- _Given data_
▼
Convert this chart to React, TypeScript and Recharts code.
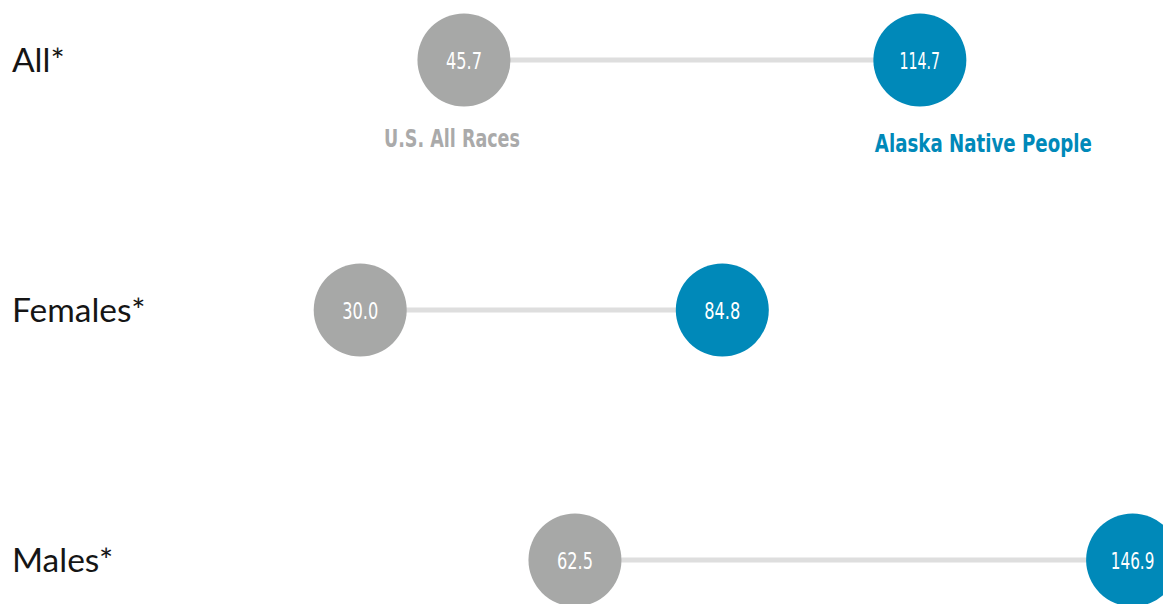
import { ScatterChart, Scatter, XAxis, YAxis, Cell } from 'recharts'

const groups = ['All*', 'Females*', 'Males*']
const usAllRaces = [45.7, 30.0, 62.5]
const alaskaNative = [114.7, 84.8, 146.9]
const seriesNames = ['U.S. All Races', 'Alaska Native People']

const GRAY = '#a7a8a7'
const BLUE = '#0089b9'
const COLORS = [GRAY, BLUE]
const NUM_FONT = '"DejaVu Sans Condensed", "DejaVu Sans", sans-serif'

const rows = groups.map((g, i) => ({
  group: g,
  points: [
    { x: usAllRaces[i], y: i, series: 0 },
    { x: alaskaNative[i], y: i, series: 1 },
  ],
}))

// rough width of the condensed figures used in the circles
const numWidth = (s: string) =>
  s.split('').reduce((w, c) => w + (c === '.' ? 4.5 : c === '1' ? 7.5 : 10.5), 0)

type DotProps = { cx?: number; cy?: number; payload?: { x: number; y: number; series: number } }

function Dot({ cx = 0, cy = 0, payload }: DotProps) {
  if (!payload) return null
  const color = COLORS[payload.series]
  const label = payload.x.toFixed(1)
  const isUs = payload.series === 0
  return (
    <g>
      <circle cx={cx} cy={cy} r={46.5} fill={color} />
      <text
        x={cx}
        y={cy + 8.5}
        textAnchor="middle"
        fill="#fff"
        fontFamily={NUM_FONT}
        fontSize={23}
        textLength={numWidth(label)}
        lengthAdjust="spacingAndGlyphs"
      >
        {label}
      </text>
      {payload.y === 0 && (
        <text
          x={isUs ? cx - 80 : cx - 45}
          y={isUs ? cy + 87 : cy + 92}
          textAnchor="start"
          fill={isUs ? '#aaaaaa' : BLUE}
          fontFamily={NUM_FONT}
          fontWeight="bold"
          fontSize={24}
          textLength={isUs ? 136 : 217}
          lengthAdjust="spacingAndGlyphs"
        >
          {seriesNames[payload.series]}
        </text>
      )}
    </g>
  )
}

function GroupTick({ y = 0, payload }: { y?: number; payload?: { value: number } }) {
  if (!payload) return null
  return (
    <text x={12} y={y + 12} textAnchor="start" fill="#151515" fontFamily="Lato, sans-serif" fontSize={33.5}>
      {groups[payload.value]}
    </text>
  )
}

export default function App() {
  return (
    <div style={{ position: 'absolute', left: 0, top: 0, width: 1163, height: 604, background: '#fff' }}>
      <ScatterChart width={1163} height={604} margin={{ top: 0, right: 0, bottom: 0, left: 0 }}>
        <XAxis type="number" dataKey="x" domain={[0, 151.5]} allowDataOverflow hide />
        <YAxis
          type="number"
          dataKey="y"
          domain={[-0.24, 2.176]}
          ticks={[0, 1, 2]}
          reversed
          width={162}
          axisLine={false}
          tickLine={false}
          tick={<GroupTick />}
        />
        {rows.map((row) => (
          <Scatter
            key={row.group}
            name={row.group}
            data={row.points}
            line={{ stroke: '#dedede', strokeWidth: 5 }}
            shape={<Dot />}
            isAnimationActive={false}
          >
            {row.points.map((p, j) => (
              <Cell key={j} fill={COLORS[p.series]} />
            ))}
          </Scatter>
        ))}
      </ScatterChart>
    </div>
  )
}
▲
Go through the listing above and quote it exactly, apart from its images.

Convert this chart to React, TypeScript and Recharts code.
import { ScatterChart, Scatter, XAxis, YAxis, Cell } from 'recharts'

const groups = ['All*', 'Females*', 'Males*']
const usAllRaces = [45.7, 30.0, 62.5]
const alaskaNative = [114.7, 84.8, 146.9]
const seriesNames = ['U.S. All Races', 'Alaska Native People']

const GRAY = '#a7a8a7'
const BLUE = '#0089b9'
const COLORS = [GRAY, BLUE]
const NUM_FONT = '"DejaVu Sans Condensed", "DejaVu Sans", sans-serif'

const rows = groups.map((g, i) => ({
  group: g,
  points: [
    { x: usAllRaces[i], y: i, series: 0 },
    { x: alaskaNative[i], y: i, series: 1 },
  ],
}))

// rough width of the condensed figures used in the circles
const numWidth = (s: string) =>
  s.split('').reduce((w, c) => w + (c === '.' ? 4.5 : c === '1' ? 7.5 : 10.5), 0)

type DotProps = { cx?: number; cy?: number; payload?: { x: number; y: number; series: number } }

function Dot({ cx = 0, cy = 0, payload }: DotProps) {
  if (!payload) return null
  const color = COLORS[payload.series]
  const label = payload.x.toFixed(1)
  const isUs = payload.series === 0
  return (
    <g>
      <circle cx={cx} cy={cy} r={46.5} fill={color} />
      <text
        x={cx}
        y={cy + 8.5}
        textAnchor="middle"
        fill="#fff"
        fontFamily={NUM_FONT}
        fontSize={23}
        textLength={numWidth(label)}
        lengthAdjust="spacingAndGlyphs"
      >
        {label}
      </text>
      {payload.y === 0 && (
        <text
          x={isUs ? cx - 80 : cx - 45}
          y={isUs ? cy + 87 : cy + 92}
          textAnchor="start"
          fill={isUs ? '#aaaaaa' : BLUE}
          fontFamily={NUM_FONT}
          fontWeight="bold"
          fontSize={24}
          textLength={isUs ? 136 : 217}
          lengthAdjust="spacingAndGlyphs"
        >
          {seriesNames[payload.series]}
        </text>
      )}
    </g>
  )
}

function GroupTick({ y = 0, payload }: { y?: number; payload?: { value: number } }) {
  if (!payload) return null
  return (
    <text x={12} y={y + 12} textAnchor="start" fill="#151515" fontFamily="Lato, sans-serif" fontSize={33.5}>
      {groups[payload.value]}
    </text>
  )
}

export default function App() {
  return (
    <div style={{ position: 'absolute', left: 0, top: 0, width: 1163, height: 604, background: '#fff' }}>
      <ScatterChart width={1163} height={604} margin={{ top: 0, right: 0, bottom: 0, left: 0 }}>
        <XAxis type="number" dataKey="x" domain={[0, 151.5]} allowDataOverflow hide />
        <YAxis
          type="number"
          dataKey="y"
          domain={[-0.24, 2.176]}
          ticks={[0, 1, 2]}
          reversed
          width={162}
          axisLine={false}
          tickLine={false}
          tick={<GroupTick />}
        />
        {rows.map((row) => (
          <Scatter
            key={row.group}
            name={row.group}
            data={row.points}
            line={{ stroke: '#dedede', strokeWidth: 5 }}
            shape={<Dot />}
            isAnimationActive={false}
          >
            {row.points.map((p, j) => (
              <Cell key={j} fill={COLORS[p.series]} />
            ))}
          </Scatter>
        ))}
      </ScatterChart>
    </div>
  )
}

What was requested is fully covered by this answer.